Comments

Spot|DSE wrote on 3/17/2006, 12:58 PM
It used to be slower was better, but with todays media, a faster burnspeed is often less error prone.
Chienworks wrote on 3/17/2006, 4:13 PM
This is digital data. Burn speed cannot affect image quality. Either the bits are there to be read and they will be read exactly as they were written, or they can't be read at all. What can happen with higher burn speeds is you might get a disc that can't be read in some older players. But if it can be played, it will look the exactly the same on the screen whether you burn at 1x or 16x.
Spot|DSE wrote on 3/17/2006, 4:30 PM
I'm not referring to image quality when I referred to errors. I'm referring to digital errors that can affect whether the disc will playback or not, or will skip or freeze.
I guess I missed the relationship of image quality to burn speed.

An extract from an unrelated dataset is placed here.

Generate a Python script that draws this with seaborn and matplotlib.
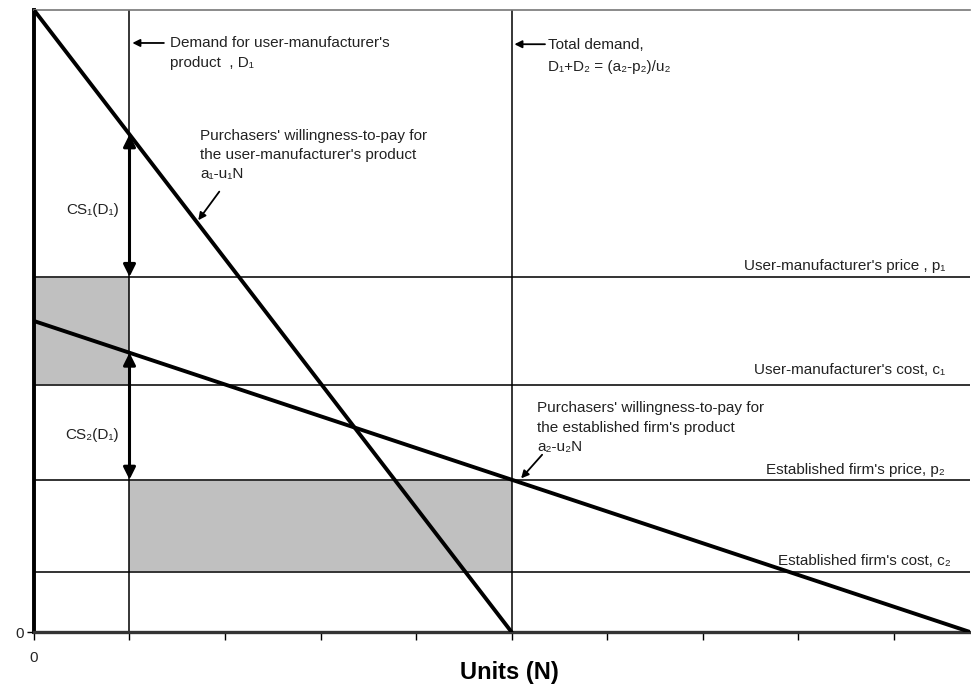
import pandas as pd
import matplotlib.pyplot as plt
import seaborn as sns

### Demand diagram: user-manufacturer vs established firm ###

# Willingness-to-pay lines (units N, price)
units_1 = [0, 5]
wtp_1 = [10, 0]          # a1 - u1*N
units_2 = [0, 9.8]
wtp_2 = [5, 0]           # a2 - u2*N

# Demand quantities
d1 = 1
d_total = 5

# Prices and costs
p1 = 5.71
c1 = 3.97
p2 = 2.45
c2 = 0.96

x_ticks = list(range(10))

sns.set_theme(style="white")
plt.rcParams['font.family'] = ['Liberation Sans', 'DejaVu Sans']

fig = plt.figure(figsize=(9.71, 6.86), dpi=100)
ax = fig.add_axes([0.035, 0.0787, 0.964, 0.9067])

df = pd.concat([
    pd.DataFrame({'units': units_1, 'wtp': wtp_1, 'product': 'user'}),
    pd.DataFrame({'units': units_2, 'wtp': wtp_2, 'product': 'established'}),
])

# shaded surplus areas
ax.fill_between([0, d1], c1, p1, color='#c0c0c0', lw=0, zorder=1)
ax.fill_between([d1, d_total], c2, p2, color='#c0c0c0', lw=0, zorder=1)

# price / cost levels
for level in [p1, c1, p2, c2]:
    ax.axhline(level, color='#333333', lw=1.4, zorder=2)

# demand verticals
for q in [d1, d_total]:
    ax.axvline(q, color='black', lw=1.1, zorder=2)

sns.lineplot(data=df, x='units', y='wtp', units='product', estimator=None,
             color='black', lw=2.8, ax=ax, zorder=3, legend=False)

# consumer surplus double arrows
wtp1_at_d1 = 10 - 2 * d1
wtp2_at_d1 = 5 - 5 / 9.8 * d1
dbl = dict(arrowstyle='<|-|>', lw=2.2, color='black', mutation_scale=18,
           shrinkA=0, shrinkB=0)
ax.annotate('', xy=(d1, p1), xytext=(d1, wtp1_at_d1), arrowprops=dbl, zorder=4)
ax.annotate('', xy=(d1, p2), xytext=(d1, wtp2_at_d1), arrowprops=dbl, zorder=4)

fs = 11
tc = '#222222'
ax.text(0.61, 6.78, 'CS₁(D₁)', ha='center', va='center', fontsize=fs, color=tc)
ax.text(0.61, 3.17, 'CS₂(D₁)', ha='center', va='center', fontsize=fs, color=tc)

ptr = dict(arrowstyle='-|>', lw=1.3, color='black', mutation_scale=11,
           shrinkA=0, shrinkB=0)
ax.annotate('', xy=(1.03, 9.47), xytext=(1.36, 9.47), arrowprops=ptr)
ax.text(1.42, 9.31, "Demand for user-manufacturer's\nproduct  , D₁",
        ha='left', va='center', fontsize=fs, color=tc, linespacing=1.58)

ax.annotate('', xy=(5.03, 9.45), xytext=(5.35, 9.45), arrowprops=ptr)
ax.text(5.38, 9.26, "Total demand,\nD₁+D₂ = (a₂-p₂)/u₂",
        ha='left', va='center', fontsize=fs, color=tc, linespacing=1.7)

ax.text(1.74, 7.67, "Purchasers' willingness-to-pay for\n"
        "the user-manufacturer's product\na₁-u₁N",
        ha='left', va='center', fontsize=fs, color=tc, linespacing=1.43)
ax.annotate('', xy=(1.72, 6.62), xytext=(1.94, 7.08), arrowprops=ptr)

ax.text(5.27, 3.28, "Purchasers' willingness-to-pay for\n"
        "the established firm's product\na₂-u₂N",
        ha='left', va='center', fontsize=fs, color=tc, linespacing=1.5)
ax.annotate('', xy=(5.1, 2.47), xytext=(5.32, 2.85), arrowprops=ptr)

# right-hand level labels
ax.text(9.54, p1 + 0.18, "User-manufacturer's price , p₁", ha='right',
        va='center', fontsize=fs, color=tc)
ax.text(9.54, c1 + 0.25, "User-manufacturer's cost, c₁", ha='right',
        va='center', fontsize=fs, color=tc)
ax.text(9.54, p2 + 0.16, "Established firm's price, p₂", ha='right',
        va='center', fontsize=fs, color=tc)
ax.text(9.6, c2 + 0.18, "Established firm's cost, c₂", ha='right',
        va='center', fontsize=fs, color=tc)

ax.set_xlim(0, 9.8)
ax.set_ylim(0, 10)
ax.set_xticks(x_ticks)
ax.set_xticklabels(['0'] + [''] * (len(x_ticks) - 1))
ax.set_yticks([0])
ax.set_yticklabels(['0'])
ax.tick_params(axis='x', direction='out', length=6, width=1, color='black',
               labelsize=fs, pad=8, bottom=True)
ax.tick_params(axis='y', direction='out', length=5, width=1, color='black',
               labelsize=fs, pad=2, left=True)
ax.set_xlabel('')
ax.set_ylabel('')

ax.spines['right'].set_visible(False)
ax.spines['top'].set_color('#777777')
ax.spines['top'].set_linewidth(1.2)
ax.spines['left'].set_color('black')
ax.spines['left'].set_linewidth(2.8)
ax.spines['bottom'].set_color('#333333')
ax.spines['bottom'].set_linewidth(2.4)

fig.text(0.525, 1 - 673 / 686, 'Units (N)', ha='center', va='center',
         fontsize=17, weight='bold', color='black')

plt.savefig('out.png', dpi=100)
plt.close()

s k r o o t a y p wrote on 3/19/2006, 5:57 PM
is it probably best to go with the speed on the DVD disc packaging? (i.e. 8x for 4.7G disc)
stevec5375 wrote on 3/20/2006, 5:24 AM
All DVD and CD players have built in algorithms that attempt to reconstruct the data that might be "messed up" when being read from the disc. I would imagine that the players ability to reconstruct missing bits would be a factor in this.